Drawing general conclusions from a specific case is all but easy and trivial. Anyway according to data and to intuition, if you want to code using the functional idiom you pay a price that sometimes can be hefty. Paying an execution price, be it memory or cpu cycles, to raise the abstraction level is something that has been with computer programming from the dawn of this craft. I remember echoes from the ranting against high level languages in favor of assembly to avoid paying a 30% penalty. Now those times are gone, but facing a x4-x7 overhead can be something not always you can afford.

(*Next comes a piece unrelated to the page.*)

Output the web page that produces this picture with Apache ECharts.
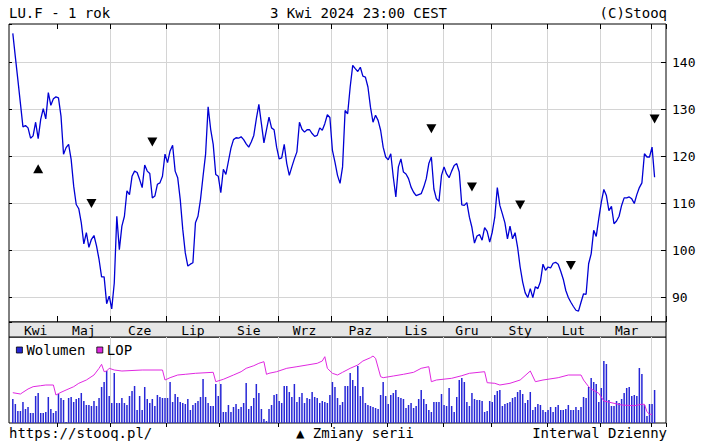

(Raising the level of abstraction by employing the functional idiom is something that is not undisputed, but I will spare this for another post).

Writing efficient code is not always intuitive. Constructs that seem innocent enough turns out to be compiled into time consuming lower level code. Peeking at compiled code is always useful. While languages as C++ are accompanied by detailed information about performances of various constructs and library components, Scala (as Java) lacks of these information. Also the huge amount of syntactic sugar employed by Scala does not simplify the life of the programmer that has to optimize code.

Eventually I cannot save to remarks the performances of interpreted languages (and even more so functional interpreted languages), despite of the progress in the JVM technologies, are still way behind native language ones. Even employing a functional approach C++ is some 80 times faster than Scala. You can argue that the C++ code above is not really functional, but there is nothing preventing me to use a mostly functional library for C++, with roughly the same performances of the functional version of the C++ code. It could be more tedious to write because of the lesser grade of syntactic glucose in C++, yet it is still functional.

I’m curious to see how scala-native compares, but this again is a topic for another post.

The last thought I want to report here is that you can make Scala code much faster, by avoiding the functional paradigm and peeking at compiled code. It is something you are not usually expected to do, but and improvement of 1200 times is a worth gain for the most executed code.

A very last thought for those who think that after all nowadays we have such powerful computers that analyzing performances and optimizing is a waste of time. I would like to remember that data processing requires energy and today energy production mostly relies on processes that produce CO2, something that the world doesn’t need. A data processing that runs just twice the speed of another will produce half of the carbon dioxide emissions. The environment benefits for switching to C and C++ should be clear to everyone.

Methodology

A couple of words on methodology. The compilers were Scala 2.10.6, Scala 2.12.2 and GNU c++ 7.3.1. All the test were performed on Linux (Fedora Core 27) using the command /bin/time –format=”%U %S”  command to print the User and Kernel times of the command and summing the two values together. These are times that CPU spent executing the process, not wall clock. The decoding function is executed 0x7FFFFFFF (some 2 billions) times per run and each program is tested for 12 runs. The fastest and the slowest run are discarded and the other are used to compute an average that is considered the measure of the test.

The base time is computed by employing a dummy decoder that does nothing but filling the result array with constants.

This setup should take in account the JIT effect and measure just the code I listed above.